Дикий кабан
Я – дикий кабан. Я легко впадаю в неуправляемую ярость. Но я, по воле Того, кто управляет тайнами реинкарнации, оказался среди людей в облике человека, и значит, должен контролировать себя.
Впадая в ярость по самым незначительным поводам, я чувствую, как глаза у меня наливаются кровью, и я готов до смерти растерзать того, кто её во мне пробудил. Но я научился гасить в себе эти чувства. В эти критические мгновения я прикрываю глаза, чтобы скрыть ото всех, как они наливаются кровью, и делаю глубокий вдох. Затем я перевожу себя в режим управляемого дыхания и мысленно произношу заветные слова самоукрощения. Здесь главная трудность в том, чтобы успеть не дать неуправляемой ярости опередить мой переход в спасительную медитацию.
Своим звериным чутьём я безошибочно угадываю тех, кто в своей предыдущей реинкарнации был зверем. Их подсознание сохраняет в них ту звериную сущность. Она проявляется в них любовью к прежним своим сородичам. Среди людей поэтому встречаются оголтелые собачники, кошатники, лошадники. Им кажется, что и другие люди непременно чувствуют близость к тем животным, которые дороги им самим. Вспомним, хотя бы поэта Владимира Маяковского:
Деточка, все мы немножко лошади,
каждый из нас по-своему лошадь.
А я вот – дикий кабан.
Глава 1. В приступе бешеной ярости
Мне спасительно повезло в том, что мой отец был доктором медицинских наук, профессором кафедры психиатрии и наркологии в одном из ведущих вузов нашей страны. Он выявил мою проблематику в самой начальной стадии её проявления и обучил меня технике противодействия приступам этой беды. Поэтому я рос и развивался без проявления эксцессов, свойственных мне подобным, расплачиваясь за это тем, что окружающими воспринималось как «необщительность».
«Мне подобные» совершали поступки ужасные. Однажды мое внешнее подобие с их обликом привело к моему задержанию по ориентировке на разыскиваемого преступника, совершившего дикую кровавую расправу над своим обидчиком и всей его семьёй.
Извиняясь за ошибочное задержание, майор полиции, подметивший намётанным глазом мою короткую вспышку ярости, быстро укрытую опусканием век и погашенную техникой самоконтроля, посоветовал мне воздерживаться от употребления спиртных напитков, ослабляющих тормозные реакции коммуникационного плана.

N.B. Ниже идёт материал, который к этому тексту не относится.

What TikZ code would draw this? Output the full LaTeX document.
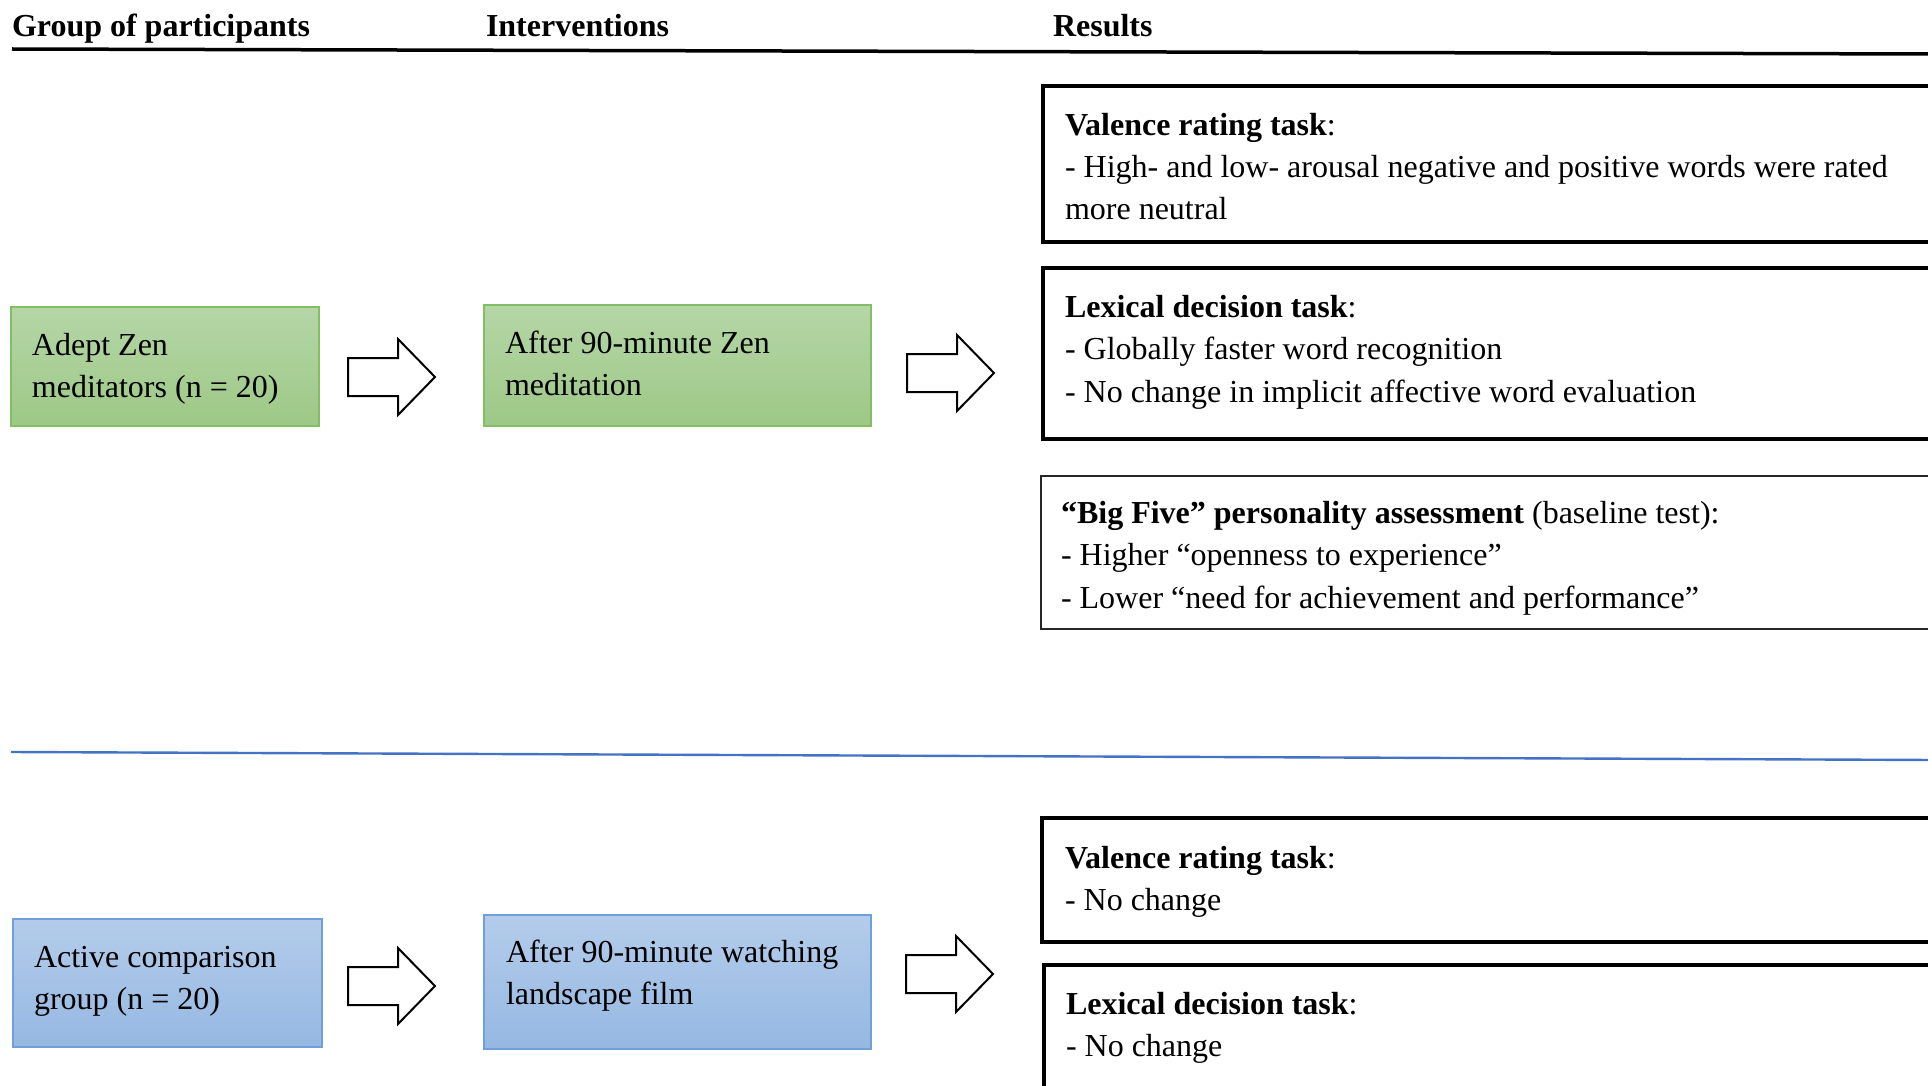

Он безошибочно угадал во мне то, что я умел скрывать.
*
А я мучился этими проклятыми вспышками своей звериной ярости и панически боялся того, что однажды могу упустить то мгновение, когда можно обуздать эти вспышки, не позволить им вырваться из-под моего контроля и взять надо мною верх. Но во сне…
…Мой сон был настолько явственным, что я воспринимал его как реальность. В нём я вновь пережил конфликт, произошедший минувшим вечером. Я возвращался домой после трудного рабочего дня, вглядываясь в неровности тротуара у себя под ногами и досадуя на то, что городские власти не следят за состоянием дорог и тротуаров, отгородившись от всех насущных проблем своих земляков в своём благоизбыточном Зазеркалье.
Неожиданно передо мною возникли четыре лихих гопстопника.
– Деньги, – тихо, с напускной ленцой произнёс один из них.
Он не сомневался, что его наглое требование тут же будет исполнено насмерть перепуганным человеком.
Он не знал, что перед ним дикий кабан. Он понял это тогда, когда глаза у меня налились кровью и прожгли его яростным взглядом.
– Что ты?! Что ты, мужик?!! Это ж я пошутил…, – попятился от меня «шутник» и рванулся прочь, увлекая за собою своих подельников истеричным воплем:
– Валим отсюда, братва! Это псих ненормальный!!
Так было тогда наяву, но сон искривился в тот миг, когда прозвучало требование денег. В приступе бешеной ярости я нажал кнопку на закреплённом у меня на предплечье правой руки и скрываемом под рукавом пиджака механизме, которого никогда не было у меня наяву. Из чрева этого механизма со зловещим щелчком выскочили и заняли боевое положение два параллельных лезвия, изогнутых в виде кабаньих клыков. Кровавая пелена дикой ярости затмила мои глаза. Она спала с моих глаз лишь тогда, когда всё было кончено.